Me resulta incomprensible que haya compatriotas que muy sueltos de cuerpo sostengan que es una lástima que hayamos rechazado las invasiones inglesas. En ese caso seguramente estaríamos sufriendo las consecuencias de las políticas británicas que han resultado en el casi exterminio de los indígenas en Norteamérica, la segregación racial de la población negra o el apartheid del tipo sudafricano, o bien la imposición del consumo de opio como sucedió en China, o el impuesto a la sal de la India, cuando son los inventores del cuento del libre comercio, que en realidad solo es libre para ellos.
Prefiero pertenecer, como lo dice Rubén Darío en su Oda a Roosevelt, a “la América ingenua que tienen sangre indígena, que aún reza a Jesucristo y aún habla en español”, en la que como dice el poeta nicaragüense “hay mil cachorros sueltos del león español”. Para terminar señalándole al autor de la política del gran garrote: “Y, pues contáis con todo, falta una cosa: ¡Dios!”
Este 12 de octubre, homenajeo a la Hispanidad, que orgullosamente integro, recordando la necesidad de unir los esfuerzos de los pueblos que la componen, como los reyes españoles en la Batalla de las Navas de Tolosa.

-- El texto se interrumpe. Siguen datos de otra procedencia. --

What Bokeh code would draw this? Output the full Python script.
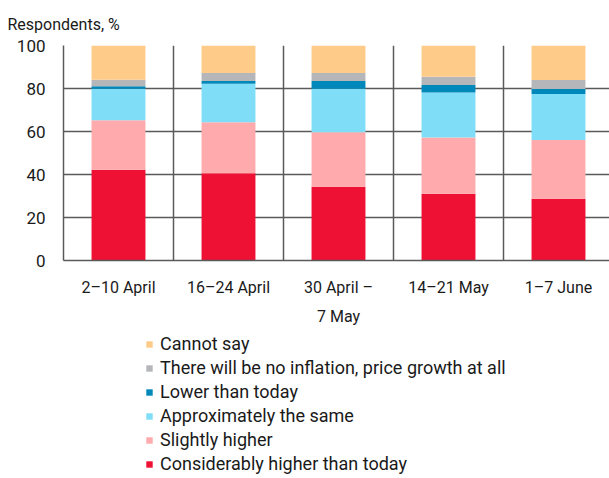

Para librar esta batalla se habían unido los reyes Alfonso VIII de Castilla, Pedro II de Aragón y Sancho VII de Navarra, los sarracenos duplicaban en número a los cristianos y su arquería hacía estragos en la infantería española. En esas circunstancias, Alfonso toma su estandarte y con los otros reyes españoles se lanza en una carga solitaria contra el enemigo, generando tal entusiasmo en su tropa, que en forma casi suicida atacan a los moros y los derrotan. Sin esta victoria la historia de América no sería hispana ni cristiana.
Pero también tenemos un ejemplo vernáculo de heroísmo, que honrar este 12 de octubre, en que también debemos recordar que don Juan Antonio Lavalleja, prototipo de valeroso soldado de sangre hispano-criolla, obtiene la decisiva victoria de Sarandí, impartiendo la orden de “carabina a la espalda y sable en mano”. Frente a un enemigo más numeroso, mejor pertrechado y entrenado, el coraje y la decisión de luchar con convicción decidieron la suerte de las armas patriotas. Sin esta victoria no tendríamos patria, quizás, solo mereceríamos tumba.